UNITED STATES
SECURITIES AND EXCHANGE COMMISSION
Washington, D.C. 20549
FORM 6-K
Report of Foreign Private Issuer
Pursuant to Rule 13a-16 or 15d-16 of
the Securities Exchange Act of 1934
February 8, 2017
NXP Semiconductors N.V.
(Exact name of registrant as specified in charter)
The Netherlands
(Jurisdiction of incorporation or organization)
60 High Tech Campus, 5656 AG, Eindhoven, The Netherlands
(Address of principal executive offices)
Indicate by check mark whether the registrant files or will file annual reports under cover Form 20-F or Form 40-F.
Form 20-F ☒ Form 40-F ☐
Indicate by check mark if the registrant is submitting the Form 6-K in paper as permitted by Regulation S-T Rule 101(b)(1).
Yes ☐ No ☒
Indicate by check mark if the registrant is submitting the Form 6-K in paper as permitted by Regulation S-T Rule 101(b)(7).
Yes ☐ No ☒
Indicate by check mark whether by furnishing the information contained in this Form, the registrant is also thereby furnishing the information to the Commission pursuant to Rule 12g3-2(b) under the Securities Exchange Act of 1934.
Yes ☐ No ☒
Name and address of person authorized to receive notices
and communications from the Securities and Exchange Commission
Dr. Jean A.W. Schreurs
60 High Tech Campus
5656 AG Eindhoven The Netherlands
NXP B.V. and NXP Funding LLC, subsidiaries of NXP Semiconductors N.V. (NXP) delivered notice on February 7, 2017 that it will pre-pay (i) all its outstanding floating-rate term loan due March 2017 (Term Loan E) in an aggregate principal amount of $388 million, (ii) all its outstanding floating-rate term loan due January 2020 (Term Loan D) in an aggregate principal amount of $387 million and (iii) all its outstanding floating-rate term loan due December 2020 (Term Loan F) in an aggregate principal amount of $1,436 million, in each case, together with accrued interest and applicable fees. The funds for these pre-payments will come from the proceeds of the previously announced completion of the divestiture of the Standard Products business of NXP.
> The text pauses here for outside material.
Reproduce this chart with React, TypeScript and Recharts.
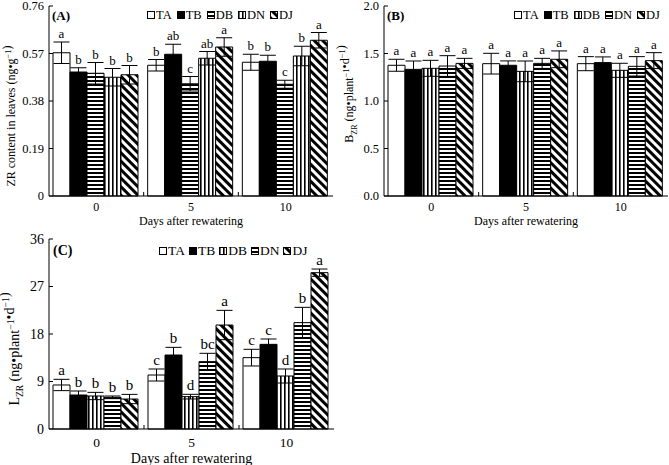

Additionally, on February 7, 2017, NXP B.V., together with NXP Funding LLC, delivered notice to holders of its 5.75% Senior Notes due 2021 (the Notes) that it will redeem on March 9, 2017, $500,000,000 of the outstanding aggregate principal amount of Notes, which represents all of the outstanding aggregate principal amount of the Notes, as permitted under Article 3 of the indenture dated February 14, 2013 and paragraph 5 of the Notes. The funds for this redemption will come from available surplus cash.
SIGNATURES
Pursuant to the requirements of the Securities Exchange Act of 1934, the registrant has duly caused this report to be signed on its behalf by the undersigned, thereunto duly authorized at Eindhoven, on the 8th of February 2017.